Power is a heady thing because it goes to your head. You see it in the tilt of people’s faces when they put on a uniform, wear a crown, sit at the head of a table, are addressed as “Honourable.”


We the people feed those in power, bowing and scraping as we do around them, filling the powerful with intimations of immortality so they flash in and out of their chauffeur-driven cars, their smooth floors, their shining dinner tables with a false sense of invincibility.


But power, like love, is a whimsical and mysterious thing, with rules of its own. Chase after it for the wrong reasons and as it puffs, it disappears. Chase power for the bustling fame, money, a lavish lifestyle: It may humour you for some time, but only to set you up because it never prepares you for the sudden fall from a great height, leaving you bewildered, rubbing your bruises, looking up at your vanishing castle, watching your chauffeur-driven car gliding away with some other important-looking official holding open a briefcase while speaking into a cell phone.


Most of all, it leaves the fallen a bit foolish, like the king who was sure he was wearing his finest clothes visible to all but himself, but actually was parading the streets naked.


Go after power because you have noted the inequity around you, because you feel each citizen has the right to clean water, housing, roads, education, health care and a fighting chance to make the most they can of their own potential and, in turn, contribute to our still developing country.


Go after power because you genuinely wish to safeguard the people’s interest and put it before your own, or because your country has been good to you and you want to give back with your skills, and you will retain it knowing it is borrowed, on behalf of the people and your fall will be soft because everyone’s time comes to an end and you’ve done your bit.


Now, as we face another deadlock, the people must refuse to be puppets to the power-hungry and ask every individual politician: “Why do you want to be in power so badly?”


And politicians must ask themselves the same question. If they are honest, and find they want power for power’s sake, and not the people, then they must know eventually they will be found out, that power can be as illusory as Alice’s wonderland; that once tasted for the wrong reasons, and evicted for the right reasons, power can leave big men limp and deflated for life.


Those who follow power must be careful not to mindlessly revert to tribal hostilities to gain it, to be puppets to their leaders because, once that is ignited into a flame, there is no turning back.


When the talk of a government of national unity came up, even the staunchest party supporters in the UNC and PNM camps must have seen the sense in bringing together the leaders so their respective followers felt empowered in a country split in two.


But even as government Ministers are being sworn in, the Opposition is saying it’s illegal. What to do?

In this space, two weeks back, I suggested:

“The President should immediately appoint a Prime Minister whose government will fall within days because it will not have a majority in the Lower House. Parliament will be dissolved for a new election. The country will be run by a caretaker Prime Minister and Attorney General.

“The President should then use moral suasion to ensure the caretaker Prime Minister appoints a member of the Opposition as Attorney General to keep the balance.

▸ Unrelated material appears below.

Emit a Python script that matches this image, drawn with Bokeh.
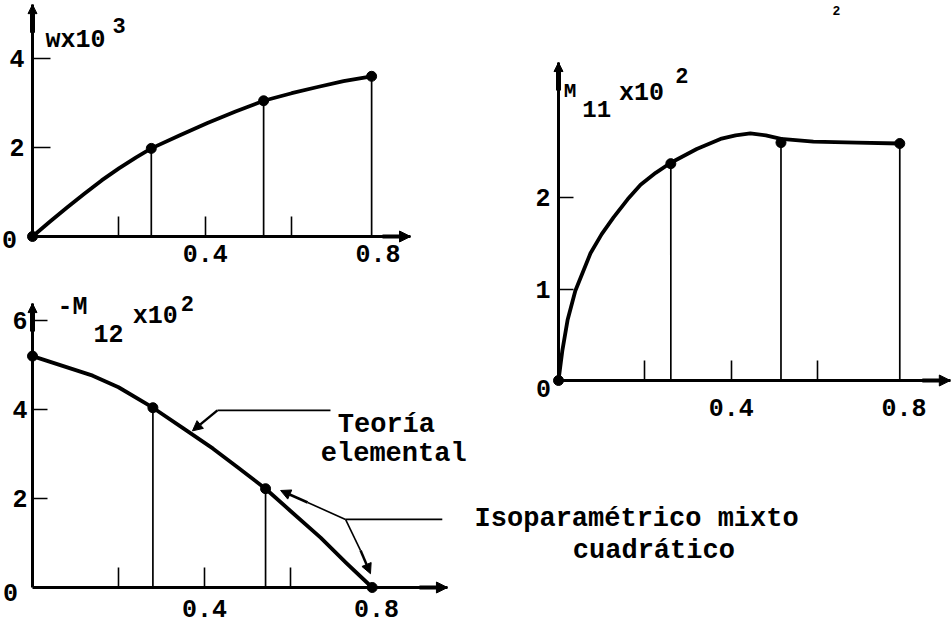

“Before the new election is held, the President should ‘request’ the Prime Minister (again, using moral suasion) to set up two bipartisan commissions of inquiry to report within 30 days - one, into corruption, and the other into the Elections and Boundaries Commission.

“Both parties have their traditional voters who will support them come hell or high water. It is hoped by dealing with issues essential to the well-being of the country, the 30 per cent of the population that did not vote will come out to vote, giving one of the parties a majority. It is likely the majority will be small, but workable.”


A prayer that politicians put country before self is another option left to a small but worried population of 1.3 million people rolling in a giant washing machine into ever-deepening whirlpools where everything gets “curiouser and curiouser.”